### Items
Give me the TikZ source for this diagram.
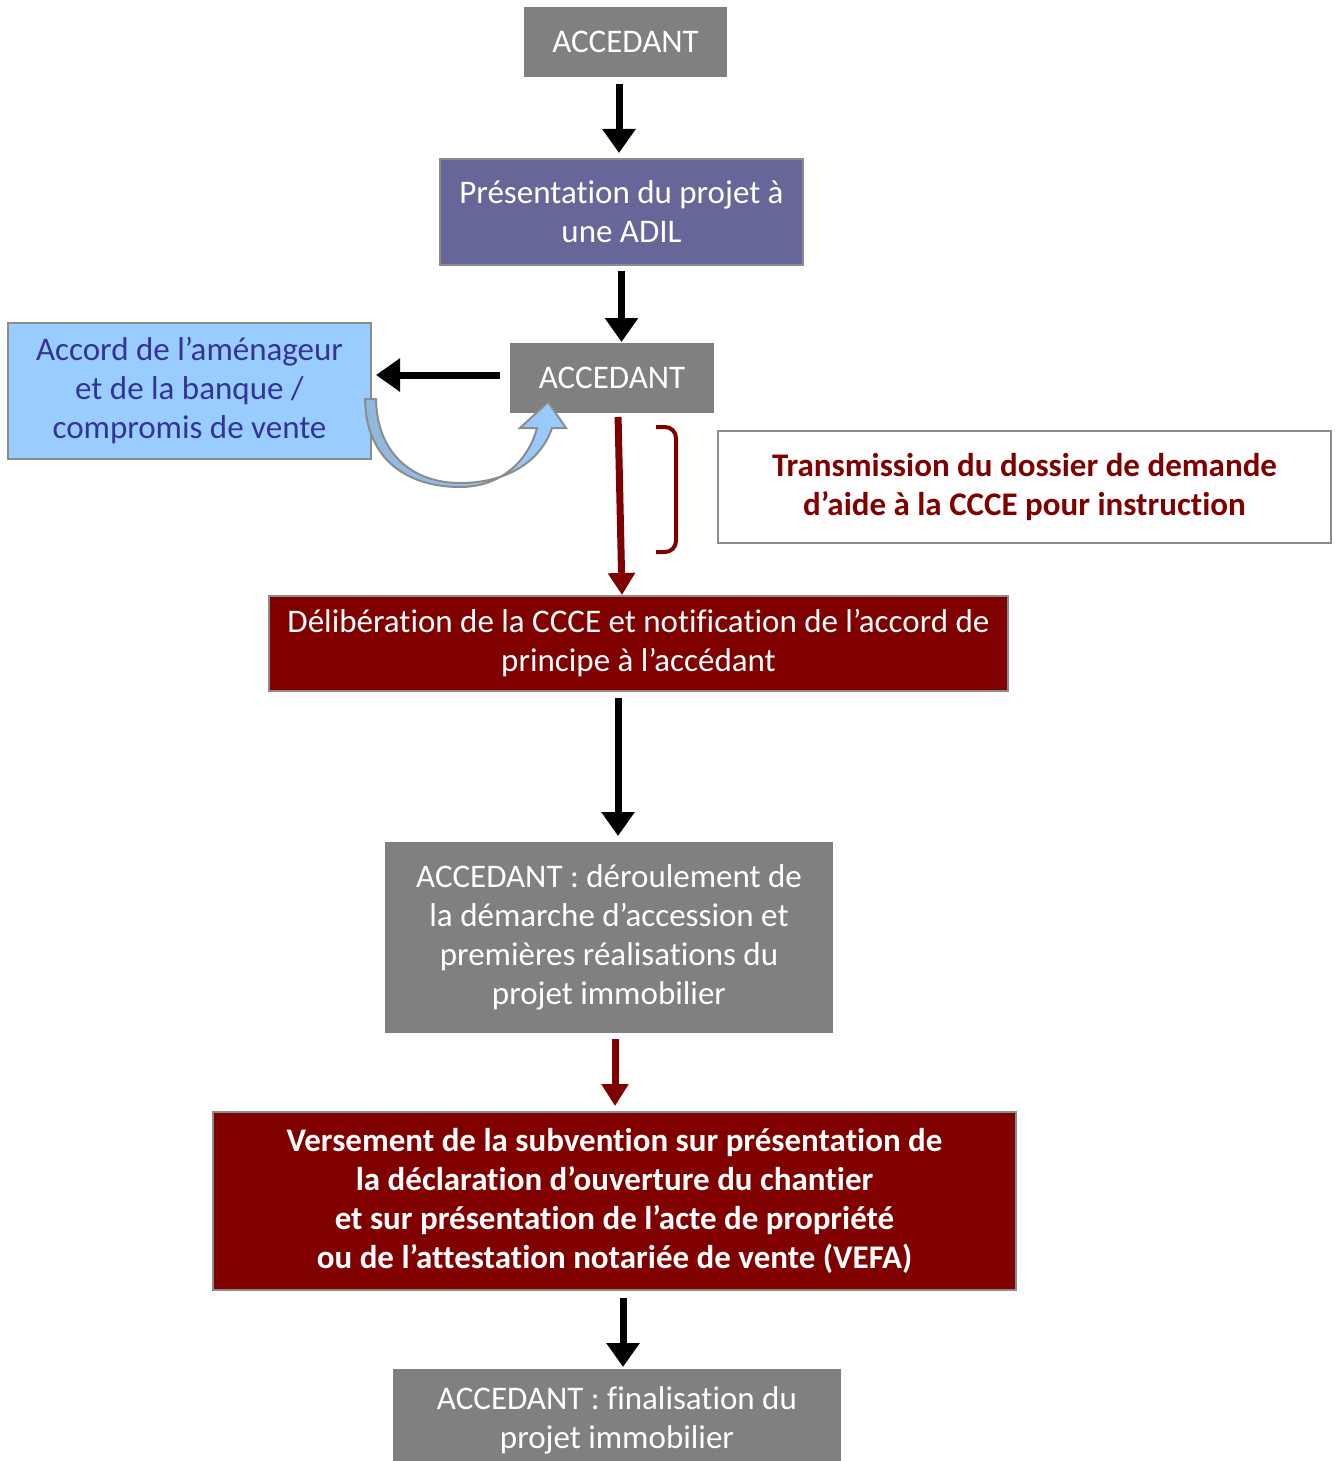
\documentclass[tikz,border=0pt]{standalone}
\usepackage{fontspec}
\setmainfont{Carlito}[Ligatures=NoCommon]
\usetikzlibrary{arrows.meta}

\definecolor{gris}{HTML}{808080}
\definecolor{violetadil}{HTML}{666699}
\definecolor{bleuclair}{HTML}{99CCFF}
\definecolor{bleutexte}{HTML}{333399}
\definecolor{bordeaux}{HTML}{800000}
\definecolor{cadre}{HTML}{8C8C8C}

\tikzstyle{texte} = [font=\fontsize{33}{39}\selectfont, align=center, inner sep=0pt]
\tikzstyle{boite} = [texte, draw=cadre, line width=2pt, text=white]
\tikzstyle{fleche} = [line width=7pt, -{Triangle[width=32pt,length=24pt]}]
\tikzstyle{flecherouge} = [bordeaux, line width=7pt, -{Triangle[width=26pt,length=22pt]}]

\begin{document}
\begin{tikzpicture}[x=1pt, y=-1pt]
    \useasboundingbox (0,0) rectangle (1336,1461);

    % accedant et adil
    \node at (625.5,42) [boite, fill=gris, draw=gris, minimum width=201pt, minimum height=68pt] (acc1) {ACCEDANT};
    \node at (621.5,212) [boite, fill=violetadil, minimum width=363pt, minimum height=106pt] (pres) {Présentation du projet à\\une ADIL};
    \node at (612,378) [boite, fill=gris, draw=gris, minimum width=202pt, minimum height=68pt] (acc2) {ACCEDANT};

    % accord et boucle
    \node at (189.5,391) [boite, fill=bleuclair, text=bleutexte, minimum width=363pt, minimum height=136pt] (accord) {Accord de l’aménageur\\et de la banque /\\compromis de vente};
    \draw [draw=cadre, line width=2pt, left color=bleuclair!72!gray, right color=bleuclair]
        (365,399) .. controls (366,462) and (410,487) .. (460,487)
        .. controls (500,487) and (528,462) .. (537,428)
        -- (520,428) -- (548,402) -- (566,428) -- (552,428)
        .. controls (540,463) and (505,483) .. (460,483)
        .. controls (415,483) and (377,456) .. (376,399) -- cycle;

    % transmission a la ccce
    \node at (1024.5,487) [boite, fill=white, text=bordeaux, font=\fontsize{33}{39}\selectfont\bfseries, minimum width=613pt, minimum height=112pt] (trans) {Transmission du dossier de demande\\d’aide à la CCCE pour instruction};
    \draw [bordeaux, line width=4pt, rounded corners=11pt] (656,427) -- (676,427) -- (676,552) -- (656,552);

    % deliberation et suite
    \node at (638.5,643.5) [boite, fill=bordeaux, minimum width=739pt, minimum height=95pt] (delib) {Délibération de la CCCE et notification de l’accord de\\principe à l’accédant};
    \node at (609,937.5) [boite, fill=gris, draw=gris, minimum width=446pt, minimum height=189pt] (derou) {ACCEDANT : déroulement de\\la démarche d’accession et\\premières réalisations du\\projet immobilier};
    \node at (614.5,1201) [boite, fill=bordeaux, font=\fontsize{33}{39}\selectfont\bfseries, minimum width=803pt, minimum height=178pt] (vers) {Versement de la subvention sur présentation de\\la déclaration d’ouverture du chantier\\et sur présentation de l’acte de propriété\\ou de l’attestation notariée de vente (VEFA)};
    \node at (617,1420) [boite, fill=gris, draw=gris, minimum width=446pt, minimum height=100pt] (final) {ACCEDANT : finalisation du\\projet immobilier};

    % fleches
    \draw [fleche, shorten <=7pt, shorten >=5pt] ([xshift=-6.5pt]acc1.south) -- ([xshift=-2.5pt]pres.north);
    \draw [fleche, shorten <=5pt, shorten >=1pt] (pres.south) -- (pres.south |- acc2.north);
    \draw [fleche, shorten <=10pt, shorten >=4pt] ([yshift=3pt]acc2.west) -- ([yshift=16pt]accord.east);
    \draw [flecherouge, shorten <=4pt] ([xshift=6pt]acc2.south) -- ([xshift=-16.5pt]delib.north);
    \draw [fleche, shorten <=6pt, shorten >=6pt] ([xshift=-20.5pt]delib.south) -- ([xshift=9pt]derou.north);
    \draw [flecherouge, shorten <=6pt, shorten >=5pt] ([xshift=6pt]derou.south) -- ([xshift=0.5pt]vers.north);
    \draw [fleche, shorten <=7pt, shorten >=2pt] ([xshift=8.5pt]vers.south) -- ([xshift=6pt]final.north);

\end{tikzpicture}
\end{document}
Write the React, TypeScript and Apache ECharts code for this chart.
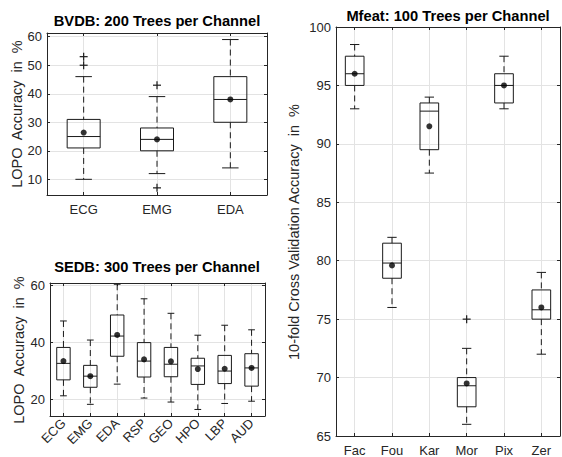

### Job
Find the lines that include the string "this", then copy each of them.

### Written solution
Give me the TikZ source for this diagram.
Write the React, TypeScript and Apache ECharts code for this chart.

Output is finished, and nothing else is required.